Is Vim safe to use in combination with sudo?

It is not advisable to use sudo with a graphical application like gedit, as described at this link. Accordingly, I have tended to use vim with sudo.

Recently I noticed my ~/.viminfo was owned by root on a fairly fresh install of Ubuntu 16.04 (Xenial Xerus), so it had me wondering if even Vim is considered to be graphical or if there is some other problem with invoking sudo vim. After changing ownership to myself via:

sudo find $HOME -not -user $USER -exec chown $USER:$(id -g) {} +

and subsequently running sudo vim I was unable to have ~/.viminfo owned by root. However, I am certain that it recently was owned by root.
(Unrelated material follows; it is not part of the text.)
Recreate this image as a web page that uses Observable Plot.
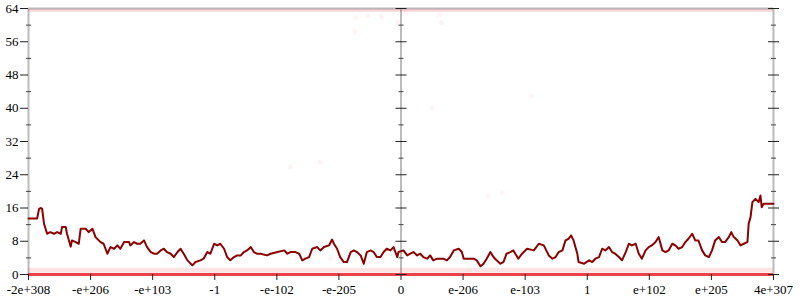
<!DOCTYPE html>
<html><head><meta charset="utf-8">
<script src="https://cdn.jsdelivr.net/npm/d3@7"></script>
<script src="https://cdn.jsdelivr.net/npm/@observablehq/plot@0.6"></script>
<style>body{margin:0;background:#fff}</style>
</head><body><div id="chart"></div>
<script>
const tickLabels = ["-2e+308","-e+206","-e+103","-1","-e-102","-e-205","0","e-206","e-103","1","e+102","e+205","4e+307"];
const tickPositions = [0,1,2,3,4,5,6,7,8,9,10,11,12];
const yMajor = [0,8,16,24,32,40,48,56,64];
const yMinor = [4,12,20,28,36,44,52,60];
const axisPositions = [0,6,12];

const lineX = [0,0.14,0.17,0.20,0.22,0.25,0.30,0.35,0.41,0.46,0.52,0.54,0.60,0.62,0.68,0.70,0.76,0.81,0.84,0.92,0.97,1.03,1.08,1.16,1.21,1.27,1.32,1.38,1.43,1.48,1.54,1.62,1.64,1.70,1.75,1.80,1.86,1.91,1.97,2.02,2.07,2.13,2.18,2.23,2.29,2.34,2.40,2.45,2.50,2.56,2.64,2.69,2.77,2.82,2.88,2.93,2.99,3.04,3.09,3.15,3.20,3.25,3.31,3.36,3.42,3.47,3.52,3.58,3.63,3.68,3.74,3.84,
3.90,4.01,4.12,4.17,4.22,4.30,4.36,4.41,4.46,4.52,4.57,4.65,4.70,4.76,4.84,4.89,4.92,4.97,5.02,5.08,5.13,5.19,5.24,5.29,5.35,5.40,5.45,5.51,5.56,5.61,5.67,5.72,5.77,5.83,5.88,5.94,5.96,6.04,6.10,6.15,6.20,6.26,6.31,6.36,6.42,6.47,6.52,6.58,6.68,6.74,6.79,6.85,6.93,6.98,7.01,7.06,7.17,7.22,7.28,7.33,7.38,7.44,7.49,7.54,7.60,7.65,7.70,7.76,7.81,7.89,7.95,8.03,8.14,8.22,8.30,8.38,8.44,8.49,8.54,8.60,8.65,8.70,8.74,8.78,8.84,8.86,8.95,9.03,9.08,9.13,9.19,9.24,9.29,9.35,9.40,9.45,9.51,9.56,9.62,9.67,9.72,9.78,9.83,9.88,9.94,9.99,10.04,10.10,10.15,10.21,10.26,10.31,10.37,10.42,10.47,10.53,10.58,10.63,10.69,10.74,10.79,10.85,10.90,10.96,11.01,11.06,11.12,11.17,11.22,11.28,11.32,11.36,11.42,11.47,11.52,11.58,11.60,11.63,11.66,11.71,11.76,11.79,11.81,11.84,12];
const lineY = [13.5,13.5,15.8,16.0,15.8,12.2,9.8,10.2,9.8,10.2,9.8,11.4,11.4,9.8,6.7,8.2,7.8,7.4,11.0,11.0,10.2,11.0,9.0,7.8,7.4,5.0,6.6,6.2,7.0,6.2,7.8,7.8,7.0,7.8,7.4,7.4,8.2,6.6,5.4,5.0,5.0,5.8,6.2,5.4,5.0,4.2,5.4,6.2,5.0,3.4,2.2,3.0,3.4,3.8,5.4,5.0,7.4,7.0,7.4,6.2,4.2,3.4,4.2,4.6,4.6,5.4,5.8,6.6,5.4,5.0,5.0,4.6,
5.0,5.4,5.8,5.0,5.4,5.4,5.0,3.4,3.8,4.2,6.2,6.6,5.8,6.6,7.0,8.4,7.4,6.2,4.2,3.0,3.0,5.4,5.8,5.4,4.6,2.6,5.4,5.8,5.4,4.2,4.2,5.4,6.2,5.8,6.6,4.2,5.4,5.8,4.6,5.0,5.4,4.6,5.0,4.2,3.8,4.6,3.4,3.8,3.8,3.4,4.2,5.8,6.2,5.4,3.8,3.8,3.8,3.4,2.0,2.6,3.8,5.4,4.2,3.4,2.6,3.0,5.0,5.4,5.8,3.8,5.0,6.2,5.8,7.4,7.0,4.6,3.8,4.2,5.4,5.8,8.2,8.6,9.4,8.2,5.0,3.0,2.6,3.4,3.0,3.8,4.2,6.2,5.8,6.6,5.4,5.0,4.2,3.4,5.4,7.4,7.0,7.4,5.0,3.8,5.8,6.6,7.0,7.8,9.0,5.8,5.4,5.8,7.4,7.0,6.2,6.6,7.8,8.6,9.8,8.2,8.2,5.8,4.6,4.2,5.8,8.2,9.0,7.8,7.8,9.0,10.2,9.0,8.2,7.0,7.4,7.8,12.2,13.8,17.4,18.2,17.4,19.0,16.2,17.0,17.0];

const scatterX = [5.27,5.46,5.68,5.95,6.07,5.26,6.62,6.65,7.41,7.63,4.86,4.22,6.50,4.70,8.10];
const scatterY = [61.8,62.3,62.0,60.7,63.0,58.5,62.5,60.6,19.0,19.8,3.8,26.0,40.0,27.0,43.0];

const bandValues = [0, 1, 63.6];
const bandWidths = [3, 5, 3];
const bandOpacity = [0.85, 0.12, 0.18];

const line = lineX.map((x, i) => ({x, y: lineY[i]}));
const scatter = scatterX.map((x, i) => ({x, y: scatterY[i]}));
const bands = bandValues.map((y, i) => ({y, w: bandWidths[i], o: bandOpacity[i]}));
const hTick = (half) => ({draw(ctx) { ctx.moveTo(-half, 0); ctx.lineTo(half, 0); }});
const majorTicks = yMajor.flatMap(y => [6, 12].map(x => ({x, y})));
const minorTicks = yMinor.flatMap(y => axisPositions.map(x => ({x, y})));

const chart = Plot.plot({
  width: 800, height: 300,
  marginLeft: 28, marginRight: 27, marginTop: 8, marginBottom: 26,
  style: {background: "white", fontFamily: "serif", fontSize: "13px"},
  x: {domain: [0, 12], axis: null},
  y: {domain: [0, 64], axis: null},
  marks: [
    Plot.ruleX(axisPositions, {stroke: "#bbb", strokeWidth: 2}),
    Plot.ruleY([64], {stroke: "#bbb", strokeWidth: 2}),
    ...bands.map(b => Plot.ruleY([b], {y: "y", stroke: "#e8202a", strokeOpacity: b.o, strokeWidth: b.w})),
    Plot.dot(scatter, {x: "x", y: "y", r: 2.5, fill: "#f03030", fillOpacity: 0.05}),
    Plot.line(line, {x: "x", y: "y", stroke: "#8b0000", strokeWidth: 2}),
    Plot.dot(majorTicks, {x: "x", y: "y", symbol: hTick(5.5), stroke: "#222", fill: "none", strokeWidth: 1}),
    Plot.dot(minorTicks, {x: "x", y: "y", symbol: hTick(2.5), stroke: "#444", fill: "none", strokeWidth: 1}),
    Plot.axisY({ticks: yMajor, tickSize: 8, tickPadding: 2, label: null, stroke: "#222", fill: "black"}),
    Plot.axisX({ticks: tickPositions, tickSize: 6, tickPadding: 4, label: null, tickFormat: i => tickLabels[i], stroke: "#222", fill: "black"})
  ]
});
d3.select(chart).attr("font-family", null).attr("font-size", null);
d3.select(chart).selectAll("g").attr("font-family", null).attr("font-size", null);
d3.select(chart).selectAll("text").attr("style", "font-family:serif;font-size:13px");
document.getElementById("chart").appendChild(chart);
</script></body></html>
Is it inadvisable to invoke sudo vim?


Solution 1:

Yes, it is safe.

The problem with sudo gedit is because GUI applications use certain files, such as ~/.cache/dconf, and after elevated gedit that file becomes root-owned. Well, that particular file contains user-specific settings for GUI applications, including desktop, so if the system can't read those settings - it's bad. IIRC a user can't start a particular desktop. The user's recent files data recently-used.xbel also gets affected.

On the other hand, Vim doesn't have that problem. It uses no GUI-related database and doesn't put anything into recently-used.xbel. It was created for a console-only purpose, although gVim also exists. In fact, on some systems Vim is your only choice of editor. So it is safer than gedit by virtue of not causing the same problems. You're still editing as root in both cases, so you could cause problems with improper editing.

According to this blog post:

The first time you use vim, the file ~/.viminfo is created, and if you use sudo vim the first time you use vim after installing it on a fresh system, the permissions on ~/.viminfo will have the owner set to root instead of the default user.

While the author points out it can lead to issues, there's nothing complex - just chown the file back to yourself.

See also:

  • What specific bad things happen when gedit is used with sudo?

Solution 2:

It's also possible to use sudoedit to achieve this; it opens a temporary copy of the file in your editor, with your editor running as you. From the man page:

  1. Temporary copies are made of the files to be edited with the owner set to the invoking user.

  2. The editor specified by the policy is run to edit the temporary files. The sudoers policy uses the SUDO_EDITOR, VISUAL and EDITOR environment variables (in that order). If none of SUDO_EDITOR, VISUAL or EDITOR are set, the first program listed in the editor sudoers(5) option is used.

  3. If they have been modified, the temporary files are copied back to their original location and the temporary versions are removed.

This works fine with vim (it's what I generally do) and I imagine it would let you use gedit too. There are some security restrictions.